By the end of the winter, all Jameson cared about was making his high school baseball team. He still had his 3.90 grade point average; he was still "the smart kid." But without baseball in the spring, he'd have lost his game and his eye. He couldn't fathom it.

It didn't matter to Sippel that Jameson had 20-15 vision in his good eye; he and the school administrators weren't going to risk him standing at the plate. "So that's why I said, 'The only way he'll make the this team is as a pitcher,'" Sippel said. "We knew hitting the baseball was probably out the door this early. I didn't watch him hit in travel ball. But when I saw his curveball [at tryouts], I said, 'Whoa, he's going to help us.'"

Usually, Sippel posts a list of who makes the team. But he pulled Jameson out of P.E. class to deliver the news in person. "I want you to know you made this team, but only as a pitcher,'' he said.

"Oh, coach, that's all right," Jameson said. "Happy to be a part of it."

Jameson wasn't going to complain about not being allowed to hit. He wasn't going to talk back. He'd proved to his coach that he wouldn't be a liability with one eye. So now, underneath his baseball cap, Jameson wrote, "Prove it to yourself."


They brought him into a 1-1 game against Joliet West -- just gave him the ball and a pat on the rump. All right now, bud. See what you can do. Four innings later, the final score was 3-1, in favor of Homewood-Floosmoor. He'd given up just one hit, and with his eye still relatively swollen shut, it looked like he was winking at the hitters. If he could've, he would've.

Another time, he was summoned with the bases loaded and two outs against Lincoln Way East and struck a kid out with his 12-to-6 curveball. He wasn't nervous either time. Coach Sippel noticed it right away. When you've already lost an eye, what's worrisome about maybe losing a game?

His sense of calm was apparent to all. Kids on the other teams noticed his swollen eye -- "They'd be, 'Wow, what happened to you?'" Jameson says -- but he would just chuckle and move on. He seemed able to laugh it all off. On his 17th birthday, this past May, his parents gave him a birthday card with a picture of an eyeball. The note inside said, "Keep an eye out for fun" -- and he cackled at it. His sister gave him a bobblehead of an eye for the dashboard of his car, saying, "Now you have two eyes for when you're driving." That bobblehead is still prominently displayed in his Honda minivan.

The end result was a 2.20 ERA for the high school season. The batting average against him was just .233. But, even better, the odds of him getting his sight back have risen to greater than .500.
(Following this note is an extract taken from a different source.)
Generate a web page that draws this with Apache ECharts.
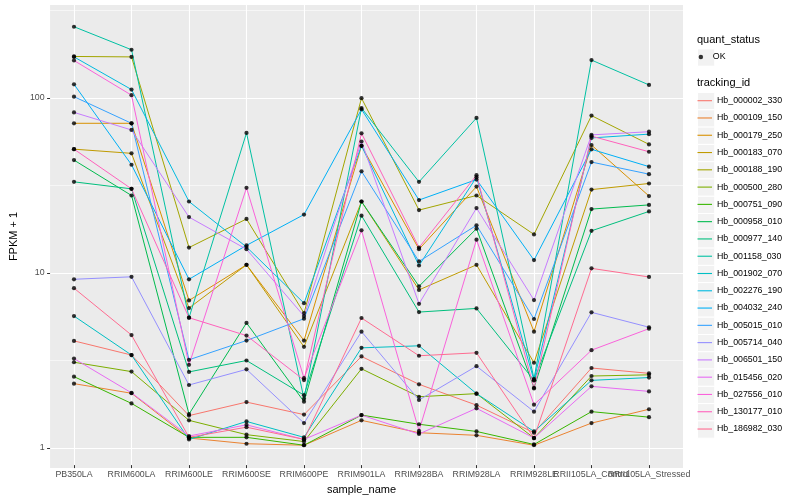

This month Jameson is scheduled to undergo a limbal stem cell transplant that could restore the vision in his injured eye. Dr. Djalilian will transplant limbal stem cell tissue from his good left eye to his right eye and scrape away the blood vessels that are currently obscuring the right cornea. It is an intricate procedure, and another eye specialist, Dr. Peter Setabutr, will permanently remove Jameson's right eyelashes before the operation to avoid complications. The hope is that the limbal stem cells repopulate in the right eye before the blood vessels grow back and obscure the cornea again. "It's the big one," said Jameson's mother. "It's the BIG surgery."

He will, perhaps, wake up that day with 20-40 vision in his right eye. That is the best hope, according to doctors. He would then wear hard contact lenses to get him back to 20-20 vision in the injured eye. But whatever happens, happens. If it doesn't work, he'll keep his eye on the ball; if it does, he'll keep his eyes on the ball.

It's been a full year since the accident. On Wednesday -- July 3 -- Sippel will give his firework speech again, and on July 4, Jameson will not be going back to the lake house in Michigan. It's not because he's afraid of horrible memories. It's because he has a summer league baseball game to play.

He'll probably be pitching. And batting third.